Species of shrub endemic to Victoria, Australia

Grevillea obtecta, commonly known as Fryerstown grevillea, Elphinstone grevillea or Taradale grevillea, is a species of flowering plant in the family Proteaceae and is endemic to Victoria in Australia. It is a prostrate, clumping or straggling shrub with pinnatifid, pinnatipartite or toothed leaves, and toothbrush-like clusters of light green to yellowish and purplish to black flowers with a dull yellow to pink style.

==Description==
Grevillea obtecta is a prostrate, clumping or straggling shrub that typically grows up to 0.5 m high, 1.2 m wide and has shaggy- to woolly-hairy branchlets. The leaves are usually egg-shaped to oblong in outline, 20–180 mm long, 20–60 mm wide and pinnatifid or pinnatipartite with 2 to 21 lobes, or toothed, the end lobes or teeth triangular to narrowly egg-shaped and sometimes sharply-pointed, 5–30 mm long and 2–15 mm wide. The flowers are arranged in toothbrush-like clusters on a rachis 35–60 mm long and are light green to yellowish on the outside and purplish to black inside with a dull yellow to pink style, the pistil 12–16 mm long. Flowering occurs from August to November and the fruit is a silky-hairy follicle 10–12 mm long.

==Taxonomy==
Grevillea obtecta was first formally described in 1985 by Bill Molyneux in the journal Muelleria from specimens collected near Taradale in 1977. The specific epithet (obtecta) means "covered over" or "protected", referring to the large bracts that cover and protect the immature flowers.

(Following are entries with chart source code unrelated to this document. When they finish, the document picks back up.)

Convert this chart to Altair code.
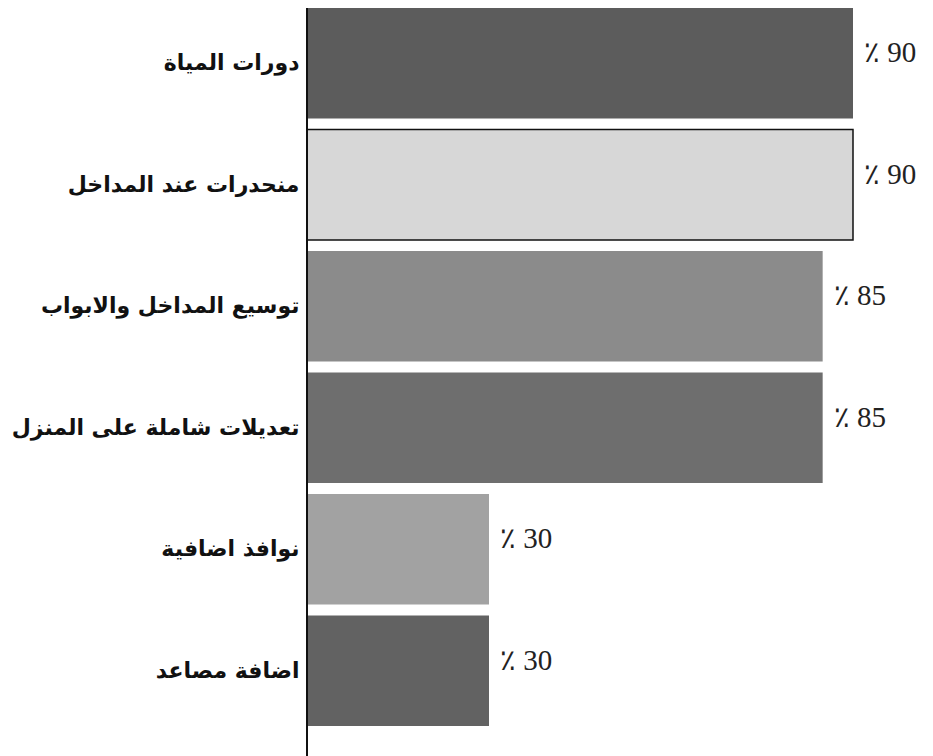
import altair as alt
import pandas as pd

categories = ["دورات المياة", "منحدرات عند المداخل", "توسيع المداخل والابواب",
              "تعديلات شاملة على المنزل", "نوافذ اضافية", "اضافة مصاعد"]
values = [90, 90, 85, 85, 30, 30]
labels = ["٪ 90", "٪ 90", "٪ 85", "٪ 85", "٪ 30", "٪ 30"]

bar_colors = ["#5c5c5c", "#d7d7d7", "#8b8b8b", "#6e6e6e", "#a2a2a2", "#626262"]
bar_strokes = ["transparent", "#111111", "transparent", "transparent", "transparent", "transparent"]

df = pd.DataFrame({"cat": categories, "val": values, "lab": labels,
                   "fill": bar_colors, "stroke": bar_strokes})

W = 546
H = 718

y = alt.Y("cat:N", sort=categories, title=None,
          scale=alt.Scale(paddingInner=0.09, paddingOuter=0),
          axis=alt.Axis(domain=False, ticks=False, labelPadding=8,
                        labelFont="DejaVu Sans", labelFontWeight="bold",
                        labelFontSize=22, labelColor="#111", labelLimit=0))
x = alt.X("val:Q", scale=alt.Scale(domain=[0, 90]), axis=None, title=None)

bars = alt.Chart(df).mark_bar(strokeWidth=1.5).encode(
    y=y, x=x,
    fill=alt.Fill("fill:N", scale=None),
    stroke=alt.Stroke("stroke:N", scale=None),
)

text = alt.Chart(df).mark_text(align="left", baseline="middle", dx=11, dy=-10,
                                font="Liberation Serif", fontSize=29, color="#222").encode(
    y=alt.Y("cat:N", sort=categories), x="val:Q", text="lab:N")

rule = alt.Chart(df).mark_rule(color="#111", strokeWidth=1.2).encode(
    x=alt.value(0), y=alt.value(-2), y2=alt.value(770))

chart = alt.layer(bars, text, rule).properties(
    width=W, height=H,
    padding={"left": 299, "top": 0, "right": 70, "bottom": 40},
    autosize=alt.AutoSizeParams(type="none"),
).configure_view(stroke=None)

chart.save("out.html", embed_options={"renderer": "svg", "actions": False})
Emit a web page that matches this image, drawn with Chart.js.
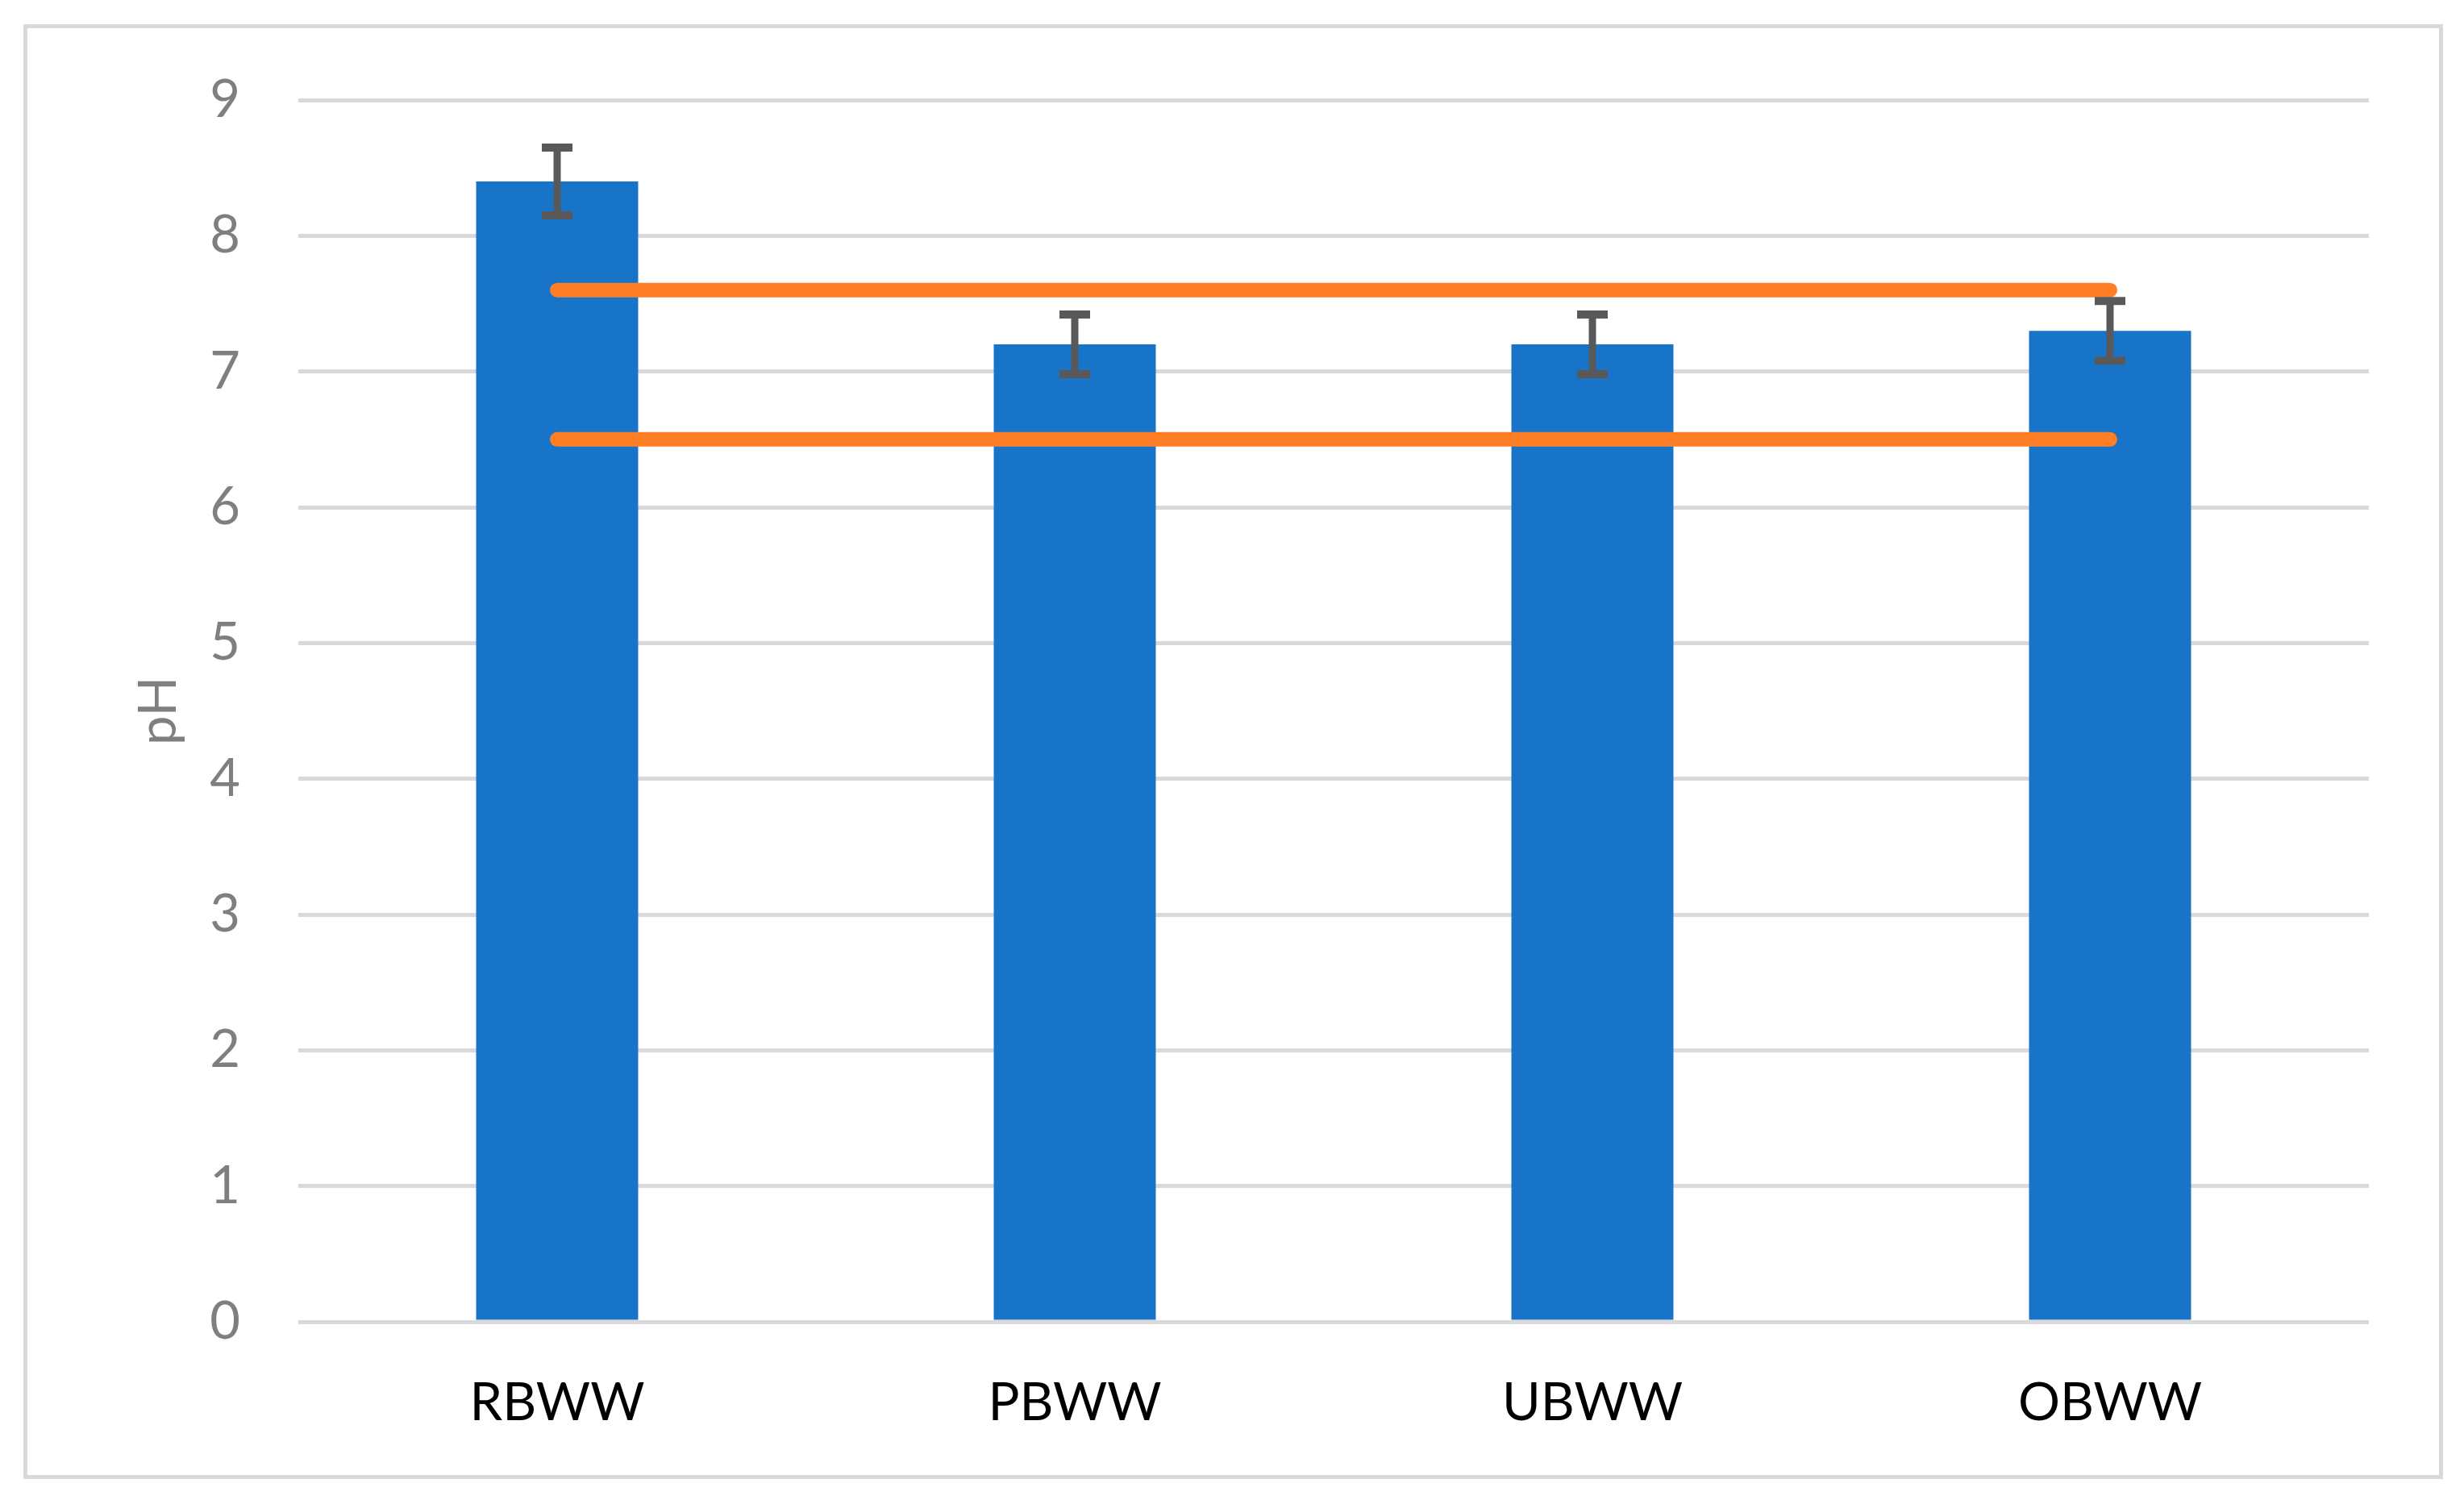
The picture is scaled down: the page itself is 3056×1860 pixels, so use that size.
<!DOCTYPE html>
<html>
<head>
<meta charset="utf-8">
<script src="https://cdn.jsdelivr.net/npm/chart.js@4.4.1/dist/chart.umd.min.js"></script>
<style>
  html, body { margin: 0; padding: 0; background: #ffffff; }
  #wrap { width: 3056px; height: 1860px; position: relative; }
</style>
</head>
<body>
<div id="wrap"><canvas id="c" width="3056" height="1860"></canvas></div>
<script>
const categories = ['RBWW', 'PBWW', 'UBWW', 'OBWW'];
const phValues = [8.4, 7.2, 7.2, 7.3];
const phError = [0.25, 0.22, 0.22, 0.22];
const upperLimit = [7.6, 7.6, 7.6, 7.6];
const lowerLimit = [6.5, 6.5, 6.5, 6.5];
const yMin = 0, yMax = 9, yStep = 1;

const FONT = 'Lato, "Open Sans", sans-serif';

const borderPlugin = {
  id: 'outerBorder',
  beforeDraw(chart) {
    const ctx = chart.ctx;
    ctx.save();
    ctx.fillStyle = '#ffffff';
    ctx.fillRect(0, 0, chart.width, chart.height);
    ctx.strokeStyle = '#d9d9d9';
    ctx.lineWidth = 5;
    ctx.strokeRect(31.5, 32.5, 2996, 1799);
    ctx.restore();
  }
};

const errorBarPlugin = {
  id: 'errorBars',
  afterDatasetsDraw(chart) {
    const meta = chart.getDatasetMeta(0);
    const y = chart.scales.y;
    const ctx = chart.ctx;
    ctx.save();
    ctx.strokeStyle = '#595959';
    ctx.lineCap = 'butt';
    meta.data.forEach((el, i) => {
      const v = phValues[i], e = phError[i];
      const yt = y.getPixelForValue(v + e);
      const yb = y.getPixelForValue(v - e);
      const x = el.x;
      ctx.lineWidth = 9;
      ctx.beginPath();
      ctx.moveTo(x, yt); ctx.lineTo(x, yb);
      ctx.stroke();
      ctx.lineWidth = 10;
      ctx.beginPath();
      ctx.moveTo(x - 19, yt); ctx.lineTo(x + 19, yt);
      ctx.moveTo(x - 19, yb); ctx.lineTo(x + 19, yb);
      ctx.stroke();
    });
    ctx.restore();
  }
};

new Chart(document.getElementById('c'), {
  data: {
    labels: categories,
    datasets: [
      {
        type: 'bar',
        label: 'pH',
        data: phValues,
        backgroundColor: '#1874c9',
        borderWidth: 0,
        barPercentage: 0.313,
        categoryPercentage: 1,
        order: 2
      },
      {
        type: 'line',
        label: 'Upper limit',
        data: upperLimit,
        borderColor: '#ff7f27',
        borderWidth: 18,
        borderCapStyle: 'round',
        pointRadius: 0,
        fill: false,
        tension: 0,
        order: 1
      },
      {
        type: 'line',
        label: 'Lower limit',
        data: lowerLimit,
        borderColor: '#ff7f27',
        borderWidth: 18,
        borderCapStyle: 'round',
        pointRadius: 0,
        fill: false,
        tension: 0,
        order: 1
      }
    ]
  },
  options: {
    responsive: false,
    animation: false,
    devicePixelRatio: 1,
    layout: { padding: { left: 40, right: 118, top: 124, bottom: 0 } },
    plugins: { legend: { display: false }, tooltip: { enabled: false } },
    scales: {
      x: {
        offset: true,
        grid: { display: false, drawTicks: false },
        border: { display: false },
        ticks: { color: '#000000', font: { family: FONT, size: 65 }, padding: 62 },
        afterFit(s) { s.height = 221; }
      },
      y: {
        min: yMin, max: yMax,
        grid: { color: '#d9d9d9', lineWidth: 5, drawTicks: false },
        border: { display: false },
        ticks: { stepSize: yStep, color: '#7f7f7f', font: { family: FONT, size: 65 }, padding: 72 },
        title: { display: true, text: 'pH', color: '#7f7f7f', font: { family: FONT, size: 65 }, padding: { top: 118, bottom: 0 } },
        afterFit(s) { s.width = 330; }
      }
    }
  },
  plugins: [borderPlugin, errorBarPlugin]
});
</script>
</body>
</html>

==Distribution and habitat==
Fryerstown grevillea occurs in dry sclerophyll forest between Fryerstown and the north of Daylesford. It is found on the south faces of gravelly slopes.

==Conservation status==
This species is listed as "endangered" under the Victorian Government Flora and Fauna Guarantee Act 1988 and as "Rare in Victoria" on the Department of Sustainability and Environment's Advisory List of Rare Or Threatened Plants In Victoria.